La Terre est couverte de millions
de coordonnées, mais aucune n’est aussi intrigante que 0° de
latitude et 0° de longitude. Cette intersection unique, où
l’équateur rencontre le méridien de Greenwich, semble abstraite sur
une carte, mais elle cache une histoire fascinante et des usages
inattendus. Entre choix historiques, erreurs de cartographie et
surveillance océanique moderne, ce point du globe est à la fois
symbolique et pratique, et mérite que l’on s’y
attarde.
L’origine des coordonnées : un
défi historique
Avant l’adoption d’un système
universel, la navigation maritime était un vrai casse-tête. Chaque
pays choisissait son propre méridien d’origine. La France utilisait
le méridien de Paris, la Chine celui de Pékin, et d’autres nations
imposaient leur propre référence. Cette diversité compliquait la
lecture des cartes et la planification des routes maritimes
internationales.
La situation a changé en 1884,
lors de la Conférence internationale sur le méridien, à Washington.
Des astronomes et représentants de 25 pays se sont réunis pour
déterminer un méridien d’origine universel. L’Observatoire royal de
Greenwich, à Londres, a été choisi, en partie parce
qu’il passait surtout au-dessus de l’eau, facilitant son adoption
pour la navigation. Depuis, la longitude 0° est fixée à Greenwich,
tandis que la latitude 0° correspond naturellement à
l’équateur.
La coordonnée 0,0 : un point
perdu dans l’océan
Sur une carte physique, la
coordonnée 0,0 est située dans le golfe de Guinée, au large de la
côte ouest de l’Afrique, dans l’océan Atlantique tropical oriental.

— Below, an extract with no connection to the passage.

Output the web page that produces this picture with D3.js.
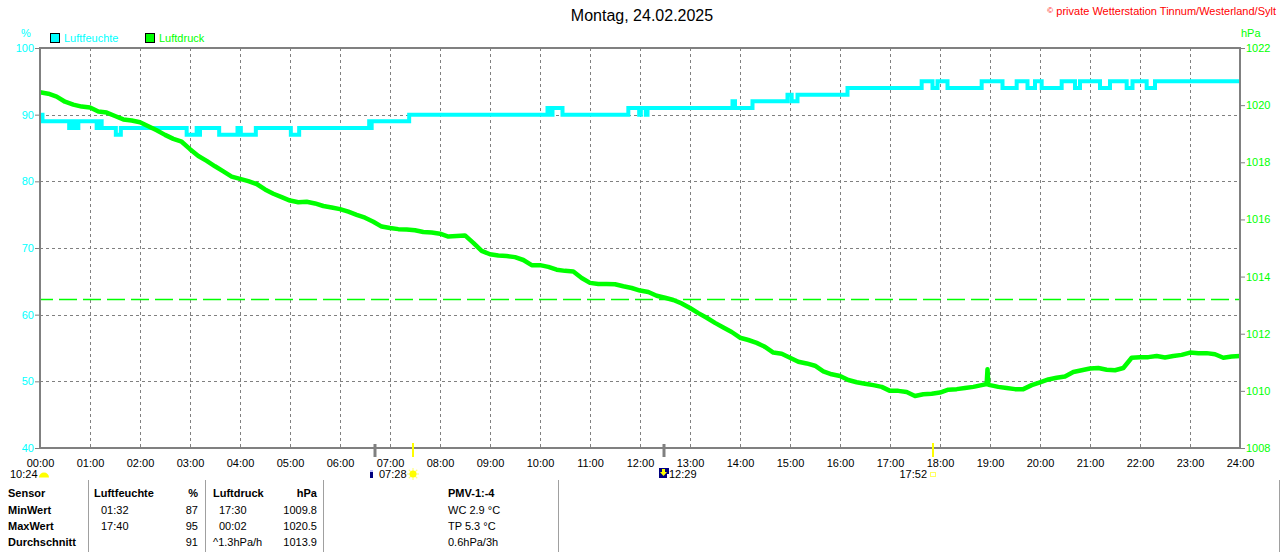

Il n’existe pas de terre ferme à cet endroit : le point se trouve
au milieu de l’océan, loin de toute habitation. Pourtant, dans le
monde numérique, ce lieu est souvent représenté par une curiosité
surprenante : « Null Island ».
Cette île fictive n’existe pas
dans la réalité. Elle a été inventée par des cartographes et des
géographes pour signaler les erreurs de géocodage. Les systèmes de
cartographie numérique, qui convertissent les adresses en
coordonnées, renvoient souvent les données incorrectes à 0,0. Cela
peut résulter d’erreurs typographiques, d’adresses inexistantes ou
de bugs logiciels. Pour visualiser ces anomalies, les cartographes
ont dessiné Null Island sur les cartes, créant une représentation
humoristique d’un lieu imaginaire à un mètre carré.
Bien que l’île soit une
invention, elle joue un rôle pratique dans le monde de la
cartographie et de la géolocalisation. Les erreurs qui apparaissent
à 0,0 permettent aux spécialistes de repérer rapidement les données
mal géocodées et d’améliorer les systèmes de localisation. Null
Island est ainsi devenue un symbole de la manière dont la
technologie et la cartographie se combinent pour gérer d’énormes
volumes de données géographiques.
Crédit image : Centre national de données sur les bouées de la
NOAAUne fonction scientifique
réelle au milieu de l’océan
Au-delà de sa dimension
humoristique, le point 0,0 héberge une bouée scientifique isolée,
appelée Station 13010 – Soul, visible ci-dessus. Cette bouée fait
partie du système PIRATA (Prediction and Research Moored Array in
the Atlantic), un réseau de 17 stations qui surveillent des
paramètres océaniques et météorologiques, tels que la température
de l’eau, la vitesse du vent ou l’humidité. Ces mesures sont
essentielles pour les modèles climatiques et les prévisions
météorologiques, démontrant que même un lieu aussi abstrait que 0,0
a une importance scientifique concrète.